Reputation: 25639
Have dict like:
mydict= {'a':[],'b':[],'c':[],'d':[]}
list like:
log = [['a',917],['b', 312],['c',303],['d',212],['a',215],['b',212].['c',213],['d',202]]
How do i get all 'a' from list into mydict['a'] as a list.
ndict= {'a':[917,215],'b':[312,212],'c':[303,213],'d':[212,202]}
Upvotes: 3
Views: 198
Reputation: 4674
myDict = {}
myLog = [['a', 917], ['b', 312], ['c', 303],['d', 212], ['a', 215],
['b', 212], ['c', 213], ['d', 202]]
# For each of the log in your input log
for log in myLog:
# If it is already exist, you append it
if log[0] in myDict:
myDict[log[0]].append(log[1])
# Otherwise you can create a new one
else:
myDict[log[0]] = [log[1]]
# Simple test to show it works
while True:
lookup = input('Enter your key: ')
if lookup in myDict:
print(myDict[lookup])
else:
print('Item not found.')
Sven Marnach's answer is smarter and better, but that's the version I come up.
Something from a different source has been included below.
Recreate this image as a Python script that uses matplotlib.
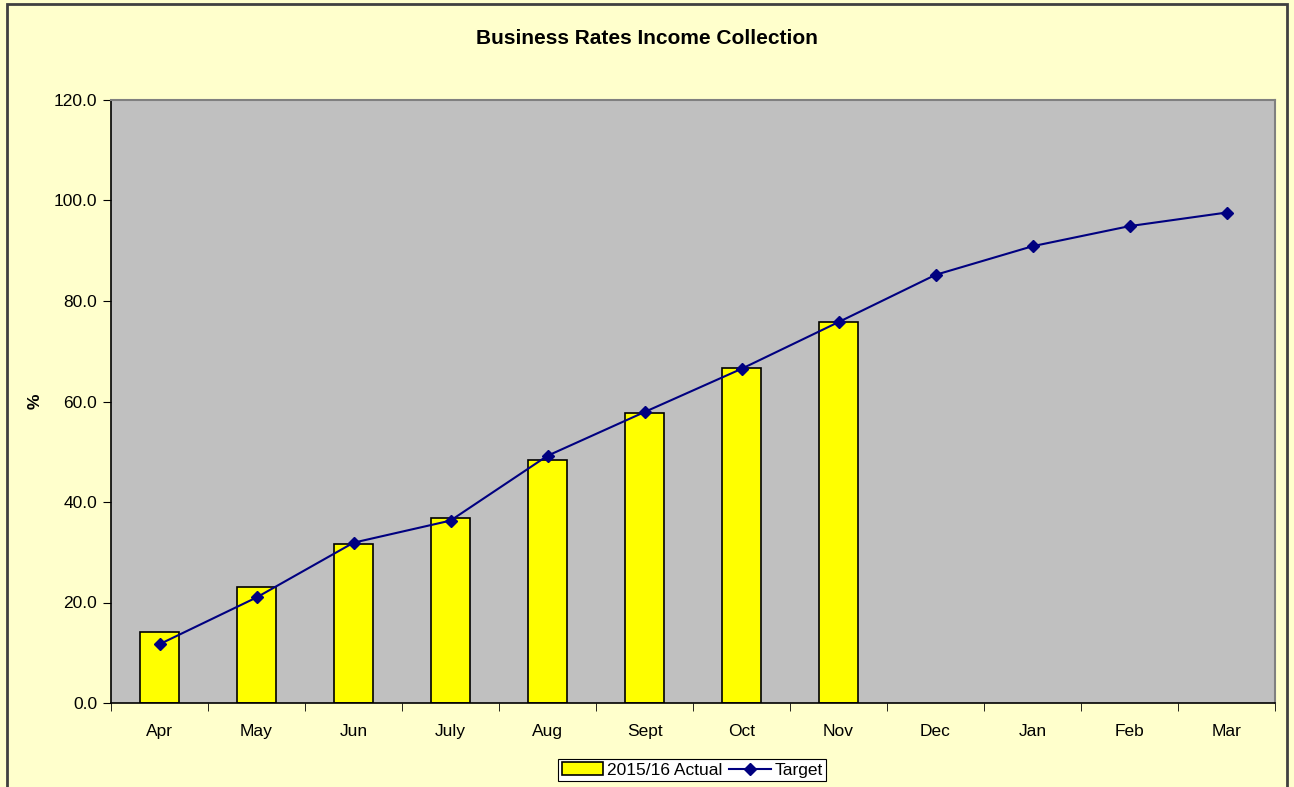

I can see the limitation of my solution.
Upvotes: 2
Reputation: 85603
This is a standard problem that collections.defaultdict solves:
from collections import defaultdict
mydict = defaultdict(list)
for key, value in log:
mydict[key].append(value)
Upvotes: 4
Reputation: 601779
Iterate over the list, and append each value to the correct key:
for key, value in log:
my_dict[key].append(value)
I renamed dict
to my_dict
to avoid shadowing the built-in type.